Question

Identify specific sequences in genome from Illumina Nextgen data

0

Entering edit mode

7.8 years ago

vaheesan.r • 0

Hi everyone, I am trying to analyse the whole genome sequences of Pseudomonas strains generated from Illumina Next Generation Sequencing platform and my aim is to identify insertions of specific family of transposons (around 10 kb) in the genome and retrieve it. I have access to CLC genomics Workbench. Can someone suggest me any method to find the sequences. P.S- I have tried to assemble the sequences but I could only obtain contigs less than 100 Kb.
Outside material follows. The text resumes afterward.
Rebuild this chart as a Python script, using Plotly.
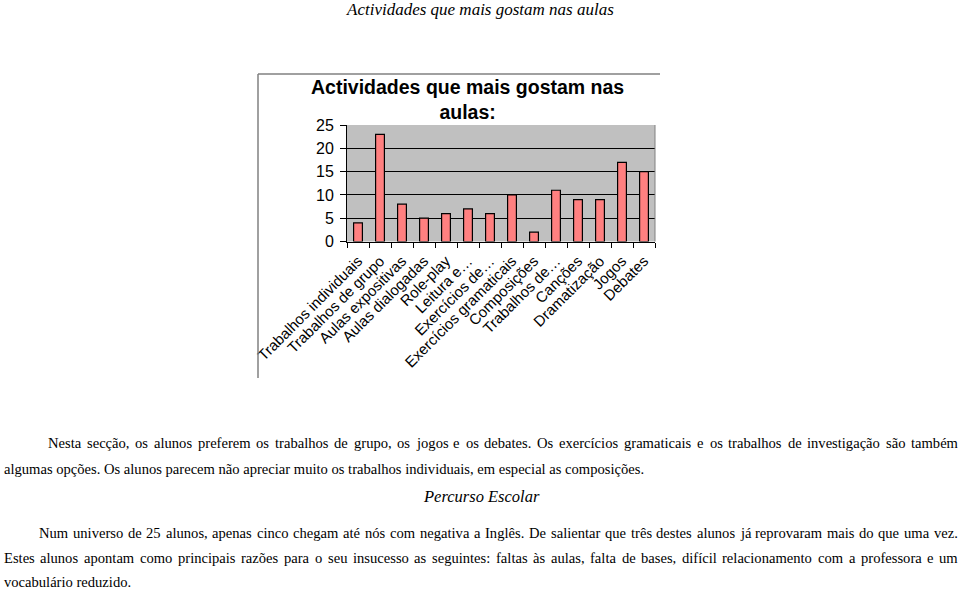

Thank you

Assembly genome alignment illumina sequencing • 1.4k views

ADD COMMENT • link 7.8 years ago by vaheesan.r • 0

score 1 · Answer 1 · 2016-06-23

1

Entering edit mode

7.8 years ago

GenoMax 141k

If you are limited to using CLC then you should contact CLC tech support for assistance. Assuming your libraries are good quality and you have enough coverage, CLC should be able to assemble the genome in larger sizes than what you got. Have you tried to align the data to the reference already available?

If you are open to using other command line tools then give SPAdes a try for the assembly. Once you have the genome assembled Mauve would be useful to look at genome-wide similarities.

ADD COMMENT • link 7.8 years ago by GenoMax 141k

0

Entering edit mode

Hi, thanks for your reply. I have used Velvet De Novo assembly and Spades via illumina basescpace platform. I have also used a5 miseq and Mauve, but unfortunately I was able to obtain contigs smaller than 100 kb. Finally I have started using CLC Genomics Workbench and aligning data with reference also did not help. As I have mentioned earlier, my aim is not sequencing the genome but identifying the specific transposons. The contings I obtained provide partial sequence of the transposons.

ADD REPLY • link 7.8 years ago by vaheesan.r • 0

0

Entering edit mode

If you have done all that then it is possible that your libraries are less than optimal quality. Of course without having access to your data/results it would be hard for anyone on this forum to reach any definite conclusion/provide advice.

You could try CLC tech support route and/or consult someone locally to get a second opinion about your data. If things don't look good then you may need to redo the experiment/libraries.